On Friday, December 12, 2014, HSLDA litigation attorney James Mason argued before the Ninth Circuit Court of Appeals that the social workers should be held responsible for their actions.
A neighbor’s false, anonymous tip was two months old before the investigators’ visit to the Loudermilk family. When they arrived, the Loudermilks were cooperative in letting the social workers see their children, but decided not to let the social workers into their home without a warrant. HSLDA attorney Tj Schmidt confirmed over the phone that the Loudermilks’ decision was within their Fourth Amendment rights.

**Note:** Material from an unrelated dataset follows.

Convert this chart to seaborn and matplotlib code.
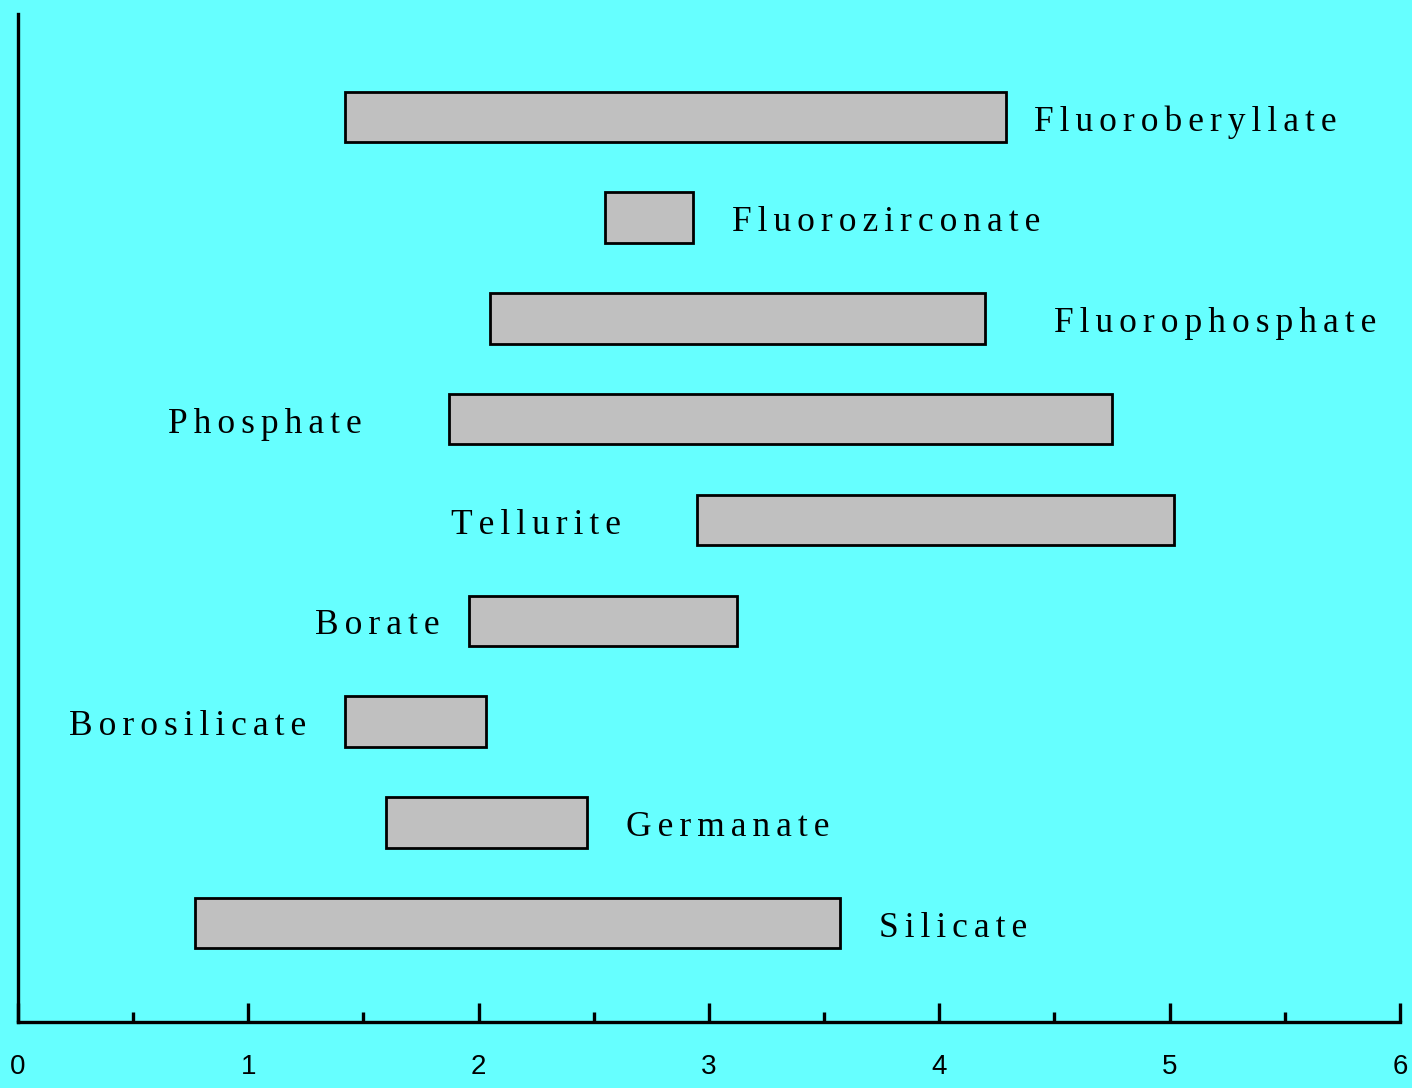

But the investigators responded, threatening to take the Loudermilks’ children unless the investigators were allowed to enter the home. After an hour, when the social workers started to fill out paperwork to take the children, Mr. and Mrs. Loudermilk opened their home to protect their children from being seized.
After a five-minute inspection, the investigators left, confirming that the report was false.
HSLDA sued the social workers, arguing that any reasonable official would have known there was no probable cause to seize the children based on a two-month-old anonymous tip. On December 12, 2014, James Mason, HSLDA’s director of litigation, presented that argument to the Ninth Circuit Court of Appeals in San Francisco.
The three-judge panel exhibited a good deal of familiarity with the facts of the case, and they expressed great reservations with the tactics used by CPS to gain access. Mason compared those tactics to the ones used in the Calabretta case, which HSLDA won.
“We are hopeful that the Court of Appeals will uphold the Loudermilks’ constitutional right to the integrity of their home and their family,” said Mason. “It is an honor to be able to represent homeschooling families as they stand up for their rights.”
A decision from the Ninth Circuit is expected sometime next year.